Fearing that action against ISIL could be used as cover to attack Fajr Libya, Qatar last week condemned the Egyptian strikes. In response, an Egyptian official accused Qatar of backing terrorists.
During last week’s White House summit on countering violent extremism, Arab officials’ message to Washington was that organisations such as the Brotherhood, were key to creating the conditions that spawn terrorist groups like ISIL, and that they must both be addressed through a concerted strategy.
Sheikh Tamim’s message to the White House was likely very different, underscoring the divisions within the GCC on the question of how the extremist threat should be combated.
In an op-ed in the New York Times on Tuesday, Qatar’s emir said “bullets and bombs alone will not win the war on terror…Addressing the root causes of terrorism will require a deeper, longer-term, and more strategic approach to the problem.
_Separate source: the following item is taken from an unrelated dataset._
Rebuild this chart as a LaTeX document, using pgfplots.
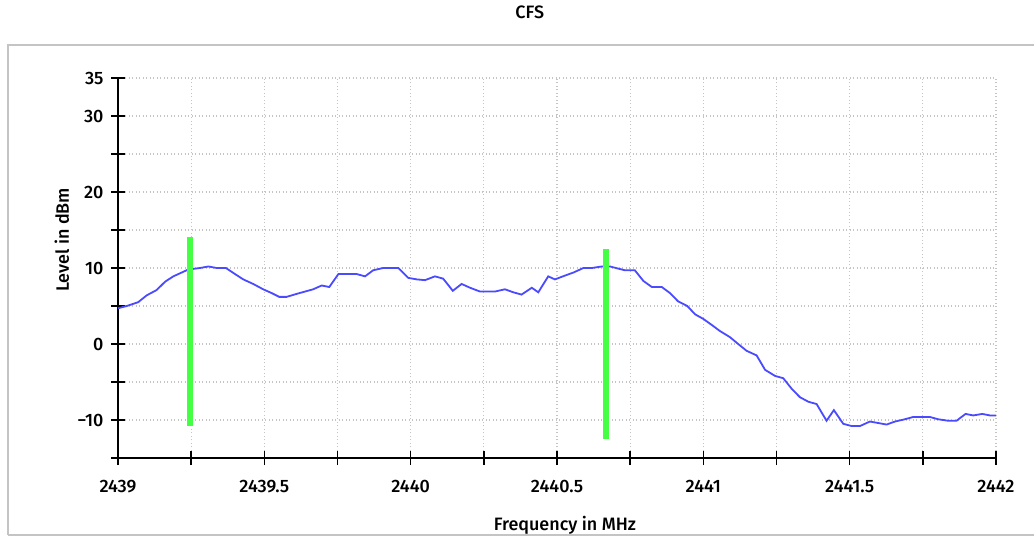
\documentclass[border=0pt]{standalone}
\usepackage{pgfplots}
\pgfplotsset{compat=1.18}
\usepackage{pgfplotstable}
\usepackage{fontspec}
\setmainfont{Fira Sans}[UprightFont={* Medium}]

\definecolor{trace}{HTML}{4A4AFF}
\definecolor{marker}{HTML}{44FF44}
\definecolor{gridgray}{HTML}{C4C4C4}
\definecolor{framegray}{HTML}{C4C4C4}

% spectrum trace
\pgfplotstableread{
f v
2439.000 4.7
2439.030 5.0
2439.069 5.5
2439.098 6.4
2439.132 7.1
2439.161 8.2
2439.189 8.9
2439.240 9.8
2439.280 10.0
2439.309 10.2
2439.337 10.0
2439.369 10.0
2439.400 9.2
2439.428 8.5
2439.462 7.9
2439.496 7.2
2439.525 6.7
2439.551 6.2
2439.576 6.2
2439.611 6.6
2439.639 6.9
2439.667 7.2
2439.696 7.7
2439.722 7.5
2439.753 9.2
2439.781 9.2
2439.816 9.2
2439.844 8.9
2439.872 9.7
2439.906 10.0
2439.958 10.0
2439.992 8.7
2440.021 8.5
2440.049 8.4
2440.083 8.9
2440.111 8.6
2440.144 7.0
2440.174 7.9
2440.203 7.4
2440.237 6.9
2440.288 6.9
2440.322 7.2
2440.351 6.8
2440.379 6.5
2440.414 7.4
2440.436 6.8
2440.470 8.9
2440.493 8.5
2440.527 9.0
2440.556 9.4
2440.590 10.0
2440.619 10.0
2440.653 10.2
2440.681 10.2
2440.732 9.7
2440.766 9.7
2440.795 8.3
2440.824 7.5
2440.858 7.5
2440.886 6.7
2440.914 5.6
2440.945 5.0
2440.972 3.9
2441.000 3.3
2441.029 2.5
2441.057 1.7
2441.091 0.9
2441.119 0.0
2441.148 -0.9
2441.182 -1.5
2441.211 -3.4
2441.245 -4.2
2441.273 -4.5
2441.302 -5.9
2441.330 -7.0
2441.359 -7.6
2441.387 -7.9
2441.421 -10.1
2441.446 -8.7
2441.478 -10.5
2441.507 -10.8
2441.535 -10.8
2441.569 -10.2
2441.598 -10.4
2441.626 -10.6
2441.655 -10.2
2441.689 -9.9
2441.717 -9.6
2441.774 -9.6
2441.802 -9.9
2441.837 -10.1
2441.865 -10.1
2441.896 -9.2
2441.922 -9.4
2441.953 -9.2
2441.979 -9.4
2442.000 -9.4
}\trace

\begin{document}
\begin{tikzpicture}[font=\fontsize{18}{21}\selectfont]
\begin{axis}[
    at={(118bp,79bp)}, anchor=south west,
    scale only axis,
    width=878bp, height=380bp,
    xmin=2439, xmax=2442,
    ymin=-15, ymax=35,
    axis x line*=bottom,
    axis y line*=left,
    axis line style={black, line width=1.6bp},
    xtick={2439,2439.25,2439.5,2439.75,2440,2440.25,2440.5,2440.75,2441,2441.25,2441.5,2441.75,2442},
    xticklabels={2439,,2439.5,,2440,,2440.5,,2441,,2441.5,,2442},
    ytick={-15,-10,-5,0,5,10,15,20,25,30,35},
    yticklabels={,−10,,0,,10,,20,,30,35},
    tick align=center,
    major tick length=14bp,
    tick style={black, line width=1.4bp},
    xticklabel style={yshift=-12bp},
    yticklabel style={xshift=-4bp},
    grid=major,
    grid style={gridgray, line width=1.1bp, dash pattern=on 1.3bp off 2.2bp},
    title={CFS},
    title style={at={(axis description cs:0.469,1.158)}, anchor=center},
    xlabel={Frequency in MHz},
    xlabel style={at={(axis description cs:0.509,-0.178)}, anchor=center},
    ylabel={Level in dBm},
    ylabel style={at={(axis description cs:-0.064,0.574)}, anchor=center},
    clip=false,
]
\addplot[color=trace, line width=1.8bp] table[x=f, y=v] {\trace};
\addplot[color=marker, line width=5.6bp] coordinates {(2439.246,14.1) (2439.246,-10.8)};
\addplot[color=marker, line width=5.6bp] coordinates {(2440.667,12.5) (2440.667,-12.5)};
\end{axis}
% outer frame; the x label runs under its bottom edge
\fill[white] (0bp,-40bp) rectangle (1034bp,1bp);
\draw[framegray, line width=2bp] (8bp,2bp) -- (8bp,492bp) -- (1040bp,492bp);
\draw[framegray, line width=2bp] (8bp,2bp) -- (1040bp,2bp);
\pgfresetboundingbox
\path (0bp,0bp) rectangle (1034bp,537bp);
\end{tikzpicture}
\end{document}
It will require political leaders to have the courage to negotiate pluralistic, inclusive, power-sharing solutions to regional disputes. And it will require that tyrants be held to account.”
In contrast to other Arab officials, Sheikh Tamim likely made the case to Mr Obama that almost all political groups should be included in political solutions. “The question here again is where you draw the line between extremist and non-extremist,” Ms Plotkin Boghardt said. “Washington and Qatar have a very different sense of this.”
In his op-ed, Sheikh Tamim also questioned US strategy in Syria, saying that extremism would flourish as long as Bashar Al Assad is in power. His frustration was in line with other Arab countries in the US-led coalition, who have increasingly questioned the US strategy, and in particular whether it will do anything to address the underlying political grievances of Sunnis in Iraq and Syria.